Anonymous Networking amidst Eavesdroppers

TL;DR

This paper analyzes security against timing-based traffic analysis in wireless networks, proposing an information-theoretic measure of anonymity and designing scheduling techniques to optimize network throughput while maintaining specified anonymity levels.

Contribution

It introduces an analytical measure of anonymity using equivocation and develops scheduling strategies that balance network performance with anonymity constraints.

Findings

Achievable rate regions are characterized for two-hop networks with maximum anonymity.

A scheduling strategy is designed to maximize throughput given an anonymity requirement.

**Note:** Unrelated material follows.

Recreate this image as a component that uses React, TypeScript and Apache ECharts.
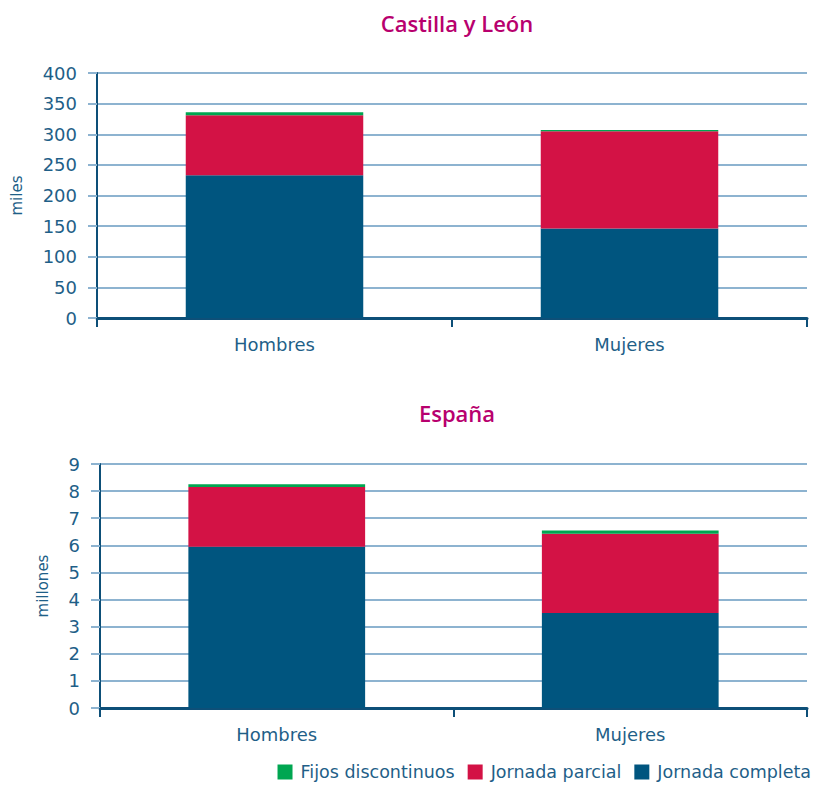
import React, { useEffect, useRef } from "react";
import * as echarts from "echarts";

const categories = ["Hombres", "Mujeres"];
const seriesNames = ["Fijos discontinuos", "Jornada parcial", "Jornada completa"];
const clCompleta = [233, 146];
const clParcial = [98, 159];
const clFijos = [5, 2];
const esCompleta = [5.95, 3.5];
const esParcial = [2.2, 2.93];
const esFijos = [0.1, 0.12];
const clTicks = { min: 0, max: 400, interval: 50 };
const esTicks = { min: 0, max: 9, interval: 1 };

const GREEN = "#00a651";
const RED = "#d31245";
const BLUE = "#00557f";
const TEXT = "#1f5f88";
const AXIS = "#0d4f78";
const GRID = "#8db3d0";
const TITLE = "#b8006e";
const FONT = "'DejaVu Sans', sans-serif";
const TFONT = "'Open Sans', 'Noto Sans', sans-serif";

export default function App() {
  const ref = useRef<HTMLDivElement>(null);
  useEffect(() => {
    if (!ref.current) return;
    const chart = echarts.init(ref.current, null, { renderer: "svg" });
    const xAxisBase = (gridIndex: number) => ({
      type: "category",
      gridIndex,
      data: categories,
      axisLine: { lineStyle: { color: AXIS, width: 3 } },
      axisTick: { show: true, length: 9, lineStyle: { color: AXIS, width: 2 } },
      axisLabel: { color: TEXT, fontSize: 18, fontFamily: FONT, margin: 17 },
    });
    const yAxisBase = (gridIndex: number, t: any, name: string, gap: number) => ({
      type: "value",
      gridIndex,
      min: t.min,
      max: t.max,
      interval: t.interval,
      name,
      nameLocation: "middle",
      nameRotate: 90,
      nameGap: gap,
      nameTextStyle: { color: TEXT, fontSize: 15, fontFamily: FONT },
      axisLine: { show: true, lineStyle: { color: AXIS, width: 2 } },
      axisTick: { show: true, length: 9, lineStyle: { color: GRID, width: 2 } },
      axisLabel: { color: TEXT, fontSize: 18, fontFamily: FONT, margin: 20 },
      splitLine: { lineStyle: { color: GRID, width: 2 } },
    });
    const bar = (name: string, data: number[], color: string, xi: number) => ({
      name,
      type: "bar",
      stack: "s" + xi,
      xAxisIndex: xi,
      yAxisIndex: xi,
      data,
      barWidth: "50%",
      itemStyle: { color },
    });
    chart.setOption({
      animation: false,
      textStyle: { fontFamily: FONT },
      title: [
        { text: "Castilla y León", left: 452, top: 7, textAlign: "center", textStyle: { color: TITLE, fontSize: 22, fontWeight: 600, fontFamily: TFONT } },
        { text: "España", left: 452, top: 397, textAlign: "center", textStyle: { color: TITLE, fontSize: 22, fontWeight: 600, fontFamily: TFONT } },
      ],
      legend: {
        data: seriesNames,
        right: 3,
        bottom: 0,
        itemWidth: 15,
        itemHeight: 15,
        itemGap: 13,
        icon: "rect",
        textStyle: { color: TEXT, fontSize: 17.5, fontFamily: FONT, padding: [0, 0, 0, 3] },
      },
      grid: [
        { left: 97, right: 12, top: 73, height: 245, outerBoundsMode: "none", containLabel: false },
        { left: 100, right: 12, top: 464, height: 244, outerBoundsMode: "none", containLabel: false },
      ],
      xAxis: [xAxisBase(0), xAxisBase(1)],
      yAxis: [
        yAxisBase(0, clTicks, "miles", 73),
        yAxisBase(1, esTicks, "millones", 50),
      ],
      series: [
        bar("Jornada completa", clCompleta, BLUE, 0),
        bar("Jornada parcial", clParcial, RED, 0),
        bar("Fijos discontinuos", clFijos, GREEN, 0),
        bar("Jornada completa", esCompleta, BLUE, 1),
        bar("Jornada parcial", esParcial, RED, 1),
        bar("Fijos discontinuos", esFijos, GREEN, 1),
      ],
    });
    return () => chart.dispose();
  }, []);
  return <div ref={ref} style={{ width: 819, height: 786, position: "absolute", left: 0, top: 0 }} />;
}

The throughput-anonymity relationship is shown to be equivalent to a rate-distortion function.

Abstract

The problem of security against timing based traffic analysis in wireless networks is considered in this work. An analytical measure of anonymity in eavesdropped networks is proposed using the information theoretic concept of equivocation. For a physical layer with orthogonal transmitter directed signaling, scheduling and relaying techniques are designed to maximize achievable network performance for any given level of anonymity. The network performance is measured by the achievable relay rates from the sources to destinations under latency and medium access constraints. In particular, analytical results are presented for two scenarios: For a two-hop network with maximum anonymity, achievable rate regions for a general m x 1 relay are characterized when nodes generate independent Poisson transmission schedules. The rate regions are presented for both strict and average delay constraints on traffic flow through the relay. For a multihop network with an arbitrary anonymity requirement, the problem of maximizing the sum-rate of flows (network throughput) is considered. A selective independent scheduling strategy is designed for this purpose, and using the analytical results for the two-hop network, the achievable throughput is characterized as a function of the anonymity level. The throughput-anonymity relation for the proposed strategy is shown to be equivalent to an information theoretic rate-distortion function.